What do we do moving forward? The government must cultivate and sustain the faith of the citizens. It must ensure that the citizens believe in its policies and programs. One way to do that is to ensure that our elected officials practice what they preach. If they ask the citizens to make sacrifices, they too must be seen to be making the same sacrifice. It's time that President Obama and our elected officials summon enough courage, articulate their argument and speak convincingly and even bluntly, so that the citizens of this nation are left without the false impression that all is well now and all is going to be well forever and ever. It would be nice if the candor was accompanied with some respect for our intelligence and the possibility of different viewpoints.

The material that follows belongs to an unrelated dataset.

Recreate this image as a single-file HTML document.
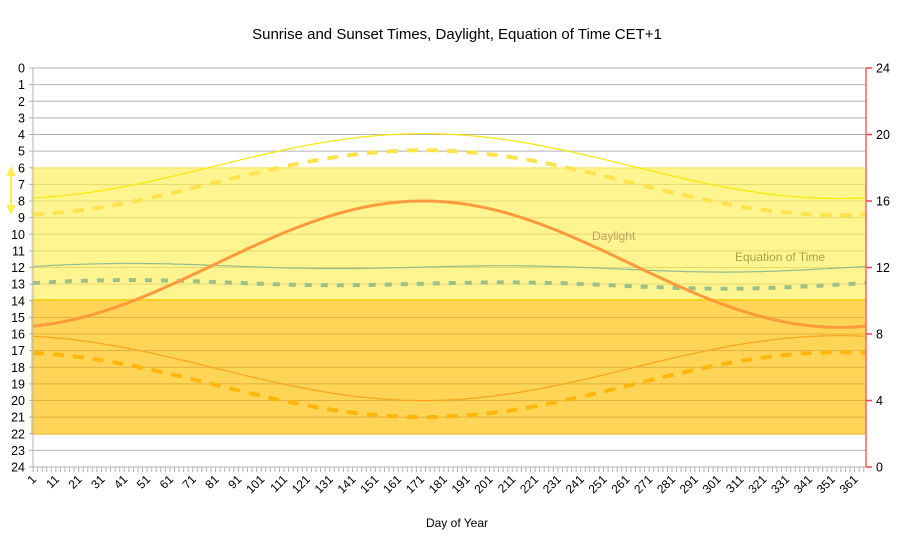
<!DOCTYPE html>
<html><head><meta charset="utf-8"><style>
body{margin:0;background:#fff;}
svg{display:block;font-family:"Liberation Sans",sans-serif;}
</style></head><body>
<svg id="s" width="915" height="547" xmlns="http://www.w3.org/2000/svg">
<text x="457" y="39" font-size="15" text-anchor="middle" fill="#000">Sunrise and Sunset Times, Daylight, Equation of Time CET+1</text>
<rect x="31" y="168" width="835" height="133" fill="#fff590"/>
<rect x="31" y="301" width="835" height="133" fill="#ffd558"/>
<line x1="31" y1="168" x2="866" y2="168" stroke="#ffe96b" stroke-width="1.5"/>
<line x1="31" y1="300" x2="866" y2="300" stroke="#f5d020" stroke-width="2"/>
<line x1="31" y1="434" x2="866" y2="434" stroke="#f0c040" stroke-width="1.5"/>
<g id="grid"></g>
<g id="curves"></g>
<line x1="33" y1="68" x2="33" y2="467" stroke="#b3b3b3"/>
<line x1="866" y1="68" x2="866" y2="467" stroke="#ff6060" stroke-width="1.5"/>
<g id="lab" font-size="12.5" fill="#000"></g>
<polygon points="11,166 6,176 16,176" fill="#ffee55"/>
<line x1="11" y1="174" x2="11" y2="206" stroke="#ffee55" stroke-width="2"/>
<polygon points="11,215 6,205 16,205" fill="#ffee55"/>
<text x="592" y="240" font-size="12" fill="#c0a060">Daylight</text>
<text x="735" y="261" font-size="12" fill="#a8a24a">Equation of Time</text>
<text x="457" y="527" font-size="12" text-anchor="middle">Day of Year</text>
</svg>
<script>
var NS="http://www.w3.org/2000/svg",s=document.getElementById('s');
function el(p,t,a,txt){var e=document.createElementNS(NS,t);for(var k in a)e.setAttribute(k,a[k]);if(txt!==undefined)e.textContent=txt;document.getElementById(p).appendChild(e);return e;}
function Y(h){return 68+h*399/24;}
function YR(h){return 467-h*399/24;}
function X(d){return 33+(d-1)*833/365;}
for(var h=0;h<=24;h++){
 var c=h>6&&h<14?"#e8d870":(h>14&&h<22?"#e0b040":"#b3b3b3");
 if(h!=6&&h!=14&&h!=22)el('grid','line',{x1:33,y1:Y(h),x2:866,y2:Y(h),stroke:c});
 el('grid','line',{x1:29,y1:Y(h),x2:33,y2:Y(h),stroke:"#b3b3b3"});
 el('lab','text',{x:25,y:Y(h)+4.5,"text-anchor":"end"},h);
}
for(var r=0;r<=24;r+=4){el('grid','line',{x1:866,y1:YR(r),x2:872,y2:YR(r),stroke:"#ff4040","stroke-width":1.5});
 el('lab','text',{x:876,y:YR(r)+4.5},r);}
for(var d=1;d<=366;d+=2)el('grid','line',{x1:X(d),y1:467,x2:X(d),y2:472,stroke:"#b3b3b3"});
for(var d=1;d<=361;d+=10){var x=X(d)+4,y=480;el('lab','text',{x:x,y:y,"text-anchor":"end",transform:"rotate(-45 "+x+" "+y+")","font-size":12},d);}
function path(f,sc,st){var p="";for(var d=1;d<=366;d++){p+=(d==1?"M":"L")+X(d).toFixed(1)+","+sc(f(d)).toFixed(1);}
 st.d=p;st.fill="none";el('curves','path',st);}
function cs(d){return Math.cos(2*Math.PI*(d-172)/365);}
function E(d){var B=2*Math.PI*(d-81)/365;return (9.87*Math.sin(2*B)-7.53*Math.cos(B)-1.5*Math.sin(B))/60;}
path(function(d){return 5.9-1.95*cs(d);},Y,{stroke:"#ffe600","stroke-width":1.2});
path(function(d){return 6.9-1.95*cs(d);},Y,{stroke:"#ffe34d","stroke-width":4,"stroke-dasharray":"11,9"});
path(function(d){return 18.05+1.95*cs(d);},Y,{stroke:"#ffa31a","stroke-width":1.2});
path(function(d){return 19.05+1.95*cs(d);},Y,{stroke:"#ffb60a","stroke-width":4,"stroke-dasharray":"11,9"});
path(function(d){return 12+E(d);},Y,{stroke:"#8fbc8f","stroke-width":1.2});
path(function(d){return 13+E(d);},Y,{stroke:"#9cc08a","stroke-width":4,"stroke-dasharray":"7,9"});
path(function(d){return 12.2+3.8*cs(d);},YR,{stroke:"#ff9a3c","stroke-width":3});
</script>
</body></html>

The time is now for a more persuasive argument that is reality-based, going beyond the carrot and stick approach, and addressing the hopeless reality of this country's economic situation with the determination to steer the nation out of the woods.

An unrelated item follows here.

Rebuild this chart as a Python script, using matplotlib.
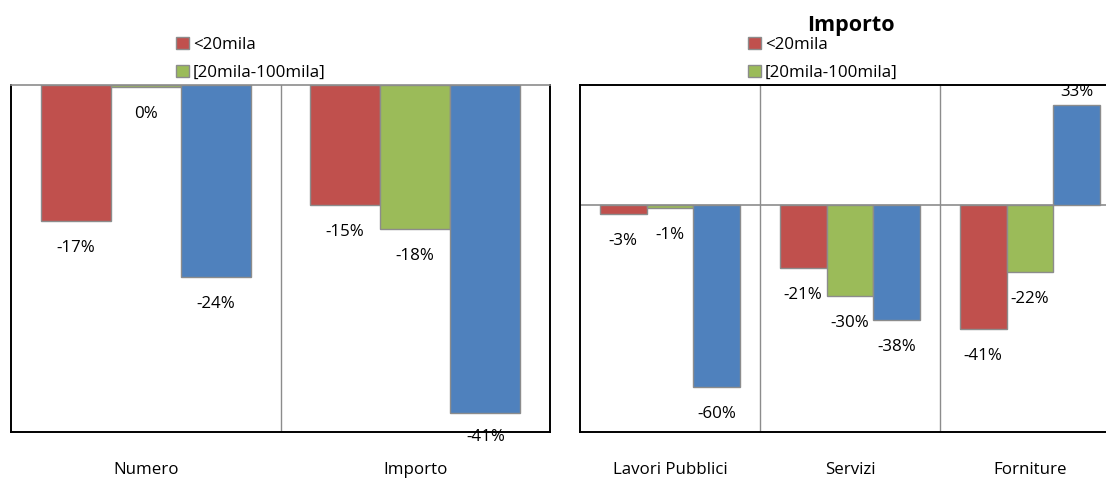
import matplotlib.pyplot as plt
from matplotlib.patches import Patch

plt.rcParams['font.family'] = ['Open Sans', 'DejaVu Sans']
plt.rcParams['font.size'] = 12.2

# dati
series = ['<20mila', '[20mila-100mila]', '>100mila']
colors = ['#C0504D', '#9BBB59', '#4F81BD']

left_cats = ['Numero', 'Importo']
left_vals = [[-17, -15], [-0.3, -18], [-24, -41]]
left_labels = [['-17%', '-15%'], ['0%', '-18%'], ['-24%', '-41%']]

right_cats = ['Lavori Pubblici', 'Servizi', 'Forniture']
right_vals = [[-3, -21, -41], [-1, -30, -22], [-60, -38, 33]]
right_labels = [['-3%', '-21%', '-41%'], ['-1%', '-30%', '-22%'], ['-60%', '-38%', '33%']]

W, H = 1106, 482
fig = plt.figure(figsize=(W / 100, H / 100), dpi=100)

def px(x0, y0, x1, y1):
    # rettangolo in pixel (origine in alto a sinistra) -> coordinate figura
    return [x0 / W, 1 - y1 / H, (x1 - x0) / W, (y1 - y0) / H]

ax1 = fig.add_axes(px(11, 85, 550, 432))
ax2 = fig.add_axes(px(580, 85, 1120, 432))

width = 0.26

def draw(ax, cats, vals, labels, ylim):
    ax.set_xlim(-0.5, len(cats) - 0.5)
    ax.set_ylim(*ylim)
    y0, y1 = ylim
    scale = (432 - 85) / (y1 - y0)  # pixel per punto percentuale
    for i, (v, lab) in enumerate(zip(vals, labels)):
        xs = [c + (i - 1) * width for c in range(len(cats))]
        bars = ax.bar(xs, v, width, color=colors[i], edgecolor='#8c8c8c', linewidth=1, zorder=3)
        for b, val, t in zip(bars, v, lab):
            end = b.get_height()
            off = 13 if end > 0 else -27
            room = (end - y0) * scale  # pixel fino al fondo
            if end < 0 and room + off < -5:
                off = -5 - room
            ax.annotate(t, (b.get_x() + b.get_width() / 2, end), xytext=(0, off),
                        textcoords='offset pixels', ha='center', va='center',
                        zorder=4, annotation_clip=False)
    for s in range(len(cats) - 1):
        ax.axvline(s + 0.5, color='#8c8c8c', linewidth=1, zorder=1)
    ax.set_xticks(range(len(cats)))
    ax.set_xticklabels(cats)
    ax.set_yticks([])
    ax.tick_params(axis='x', length=0, pad=21.5)
    for sp in ax.spines.values():
        sp.set_linewidth(1.4)
        sp.set_color('black')

draw(ax1, left_cats, left_vals, left_labels, (-43.4, 0))
ax1.spines['top'].set_color('#8c8c8c')
ax1.spines['top'].set_linewidth(1.2)

draw(ax2, right_cats, right_vals, right_labels, (-75, 39.6))
ax2.axhline(0, color='#8c8c8c', linewidth=1.2, zorder=2)

handles = [Patch(facecolor=colors[i], edgecolor='#8c8c8c', label=series[i]) for i in range(2)]
for x0 in (176, 748):
    fig.legend(handles=handles, loc='upper left', bbox_to_anchor=(x0 / W, 1 - 37 / H),
               frameon=False, handlelength=0.75, handleheight=0.75, handletextpad=0.25,
               labelspacing=0.68, borderaxespad=0, borderpad=0)

fig.text(851 / W, 1 - 26 / H, 'Importo', ha='center', va='center', fontweight='bold', fontsize=15.5)

fig.savefig('out.png', dpi=100)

Our elected officials can do great things. They can change the course of history. America could be better-managed and -led. A meticulous implementation of the debt agreement is necessary, so we wait until the next round in November when the "super committee" must come to an agreement on how to reduce government spending by $1.5 trillion. One thing is crystal clear: there can be no accolades or paean without pain.
November is ordinarily a time of thanksgiving. It is doubtful anyone will have anything to be thankful to Washington for when they sit to feast on turkey this year. This fall presents an opportunity for our leaders to actually lead by exhibiting one of the hallmark attributes of great leadership: the opportunity to learn from experience and to deploy those lessons to deliver greater results. To continue the "old way harder" in the face of new information and lessons is one of the greatest failures of leadership: to put your own comfort ahead of those you are obligated to serve. The choice is the clear, the commitment to be determined.
About the Authors
Benjamin Ola. Akande, Ph.D. (email@example.com) is a Professor of Economics and Dean of the George Herbert Walker School of Business & Technology, Webster University St. Louis, Mo.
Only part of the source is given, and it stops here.